Magnetic model of alpha particle scattering
Practical Activity for 14-16
This demonstration forms a part of the discussion about the scattering experiment performed by Geiger and Marsden for Rutherford. It uses the repulsive forces between magnets to represent the forces between nuclei and alpha particles. A swinging magnet models how an alpha particle is deflected by the repulsive force of the nucleus.
Rutherford himself used this model in explanations and lectures with obvious delight.
Apparatus and Materials
- Bar magnets, 3
- Cylindrical magnets, 4
- Thin-walled rubber tubing, 15 cm length
- Retort stand bases, 2
- Retort stand rods, 3
- G-clamps, 2
- Light rod
- Alpha particle tracks including a collision with a massive nucleus (e.g. nitrogen or oxygen)
- Alpha particle tracks including a collision with a hydrogen nucleus
Health & Safety and Technical Notes
The light rod should be about 1 metre long, either wood or aluminium tube, and about 1 cm in diameter.
The cylindrical magnets should be 3 cm long and 1 cm in diameter. They should be fairly light but strong enough to be repelled from the stationary magnet.
The bar magnets should be at least 6 cm x 1.5 cm x 0.5 cm.
The ideal (but impossible arrangement) would be a very long pendulum with its bob consisting of an isolated north pole so that it swings just above a stationary isolated north pole. Although this is impossible in a real model, it is important to make each magnet long so that its south pole is less important and less strong. The following paragraph explains why for the brave.
The inverse-square repulsion between the two north poles would make the bob follow a hyperbolic path, except for the effect of gravity on the bob. With a very long pendulum, the restoring force due to gravity might be so small compared with the magnetic repulsion that the orbit closely matched the alpha particle’s hyperbola. However, with real magnets there is always a pair of poles. If the magnets are short, the repulsive force between the pendulum magnet and the fixed magnet will be nearer to inverse-fourth power force. The restoring force due to gravity, which increases with displacement, will dominate the motion, except at very small approaches.

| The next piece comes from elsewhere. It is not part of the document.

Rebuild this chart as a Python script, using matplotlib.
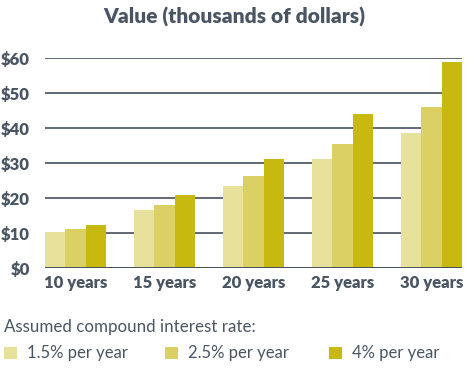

It is probably best to start with a collision which is almost head-on, with smaller deflections, before continuing with wider and wider collisions. To minimize gravity effects, limit the pendulum to fairly small amplitudes, but start it with a push. By doing this, the initial and final parts of the path will look almost straight, with the bend showing only during close approach, as with alpha particles.
- Use about 3 cm of the rubber tubing to secure one of the cylindrical magnets to the end of the light rod. Attach a second cylindrical magnet to the first one, using their mutual attraction.
- Suspend the light rod by a short loop of flexible thread (a 2 cm to 5 cm loop is enough) from a bar held out from a retort stand. The light rod should be able to swing freely as a pendulum with the magnet at the lower end. It is best to clamp the base of the retort stand. This represents the alpha particle.
- Secure the three bar magnets in a clamp so that similar poles are together. This represents the nucleus.
- Put the clamp into a retort stand and boss directly beneath, and very slightly below, the suspended cylindrical magnets. Arrange the bar magnets so that they are facing the cylindrical magnets with similar poles. This represents a nucleus. Carrying out the demonstration...
- Draw the light rod to one side and let it swing towards the fixed magnets. You should be able to get it to bounce back.
- Slide the wire loop of the light rod along the retort stand, so that the cylindrical magnets are hanging slightly to one side of the fixed magnets.
- Repeat step 5 and show that the cylindrical magnets are deflected but don’t bounce back.
- Repeat steps 6 and 7 until the cylindrical magnets are no longer deflected.
- Replace the fixed bar magnets with a cylindrical magnet placed on the floor or a flat surface. It should be free to move. This represents an electron in an atom.
- Draw the light rod to one side and let it swing over the loose magnet. The swinging magnet should knock the loose magnet over without being deflected itself.
- You can refer to cloud chamber photographs that show very rare large deflections of alpha particle tracks. Use this demonstration to show that these photographs imply that there must be something massive with which the alpha particles are colliding. The rarity of the collisions shows that most of the atom is hollow.
- By moving the line of the ‘alpha particle’ magnets attached to the light rod, you can show that they are not noticeably deflected if their path is more than about 5 cm away from the ‘nucleus’ of magnets clamped to the stand. In this model, the target is therefore about 10 cm across (5 cm either side of the
nucleus). In Rutherford’s experiments, fewer than 1 in 10,000 was noticeably deflected. That means, in this model, the gap between nuclei would be about 1 km.
- By using the small cylindrical magnets as a target, you can discuss how the alpha particle can pass through the electron cloud without being deflected. It can also ionise atoms (by removing electrons) without being deflected. Refer back to the straight tracks in the cloud chamber.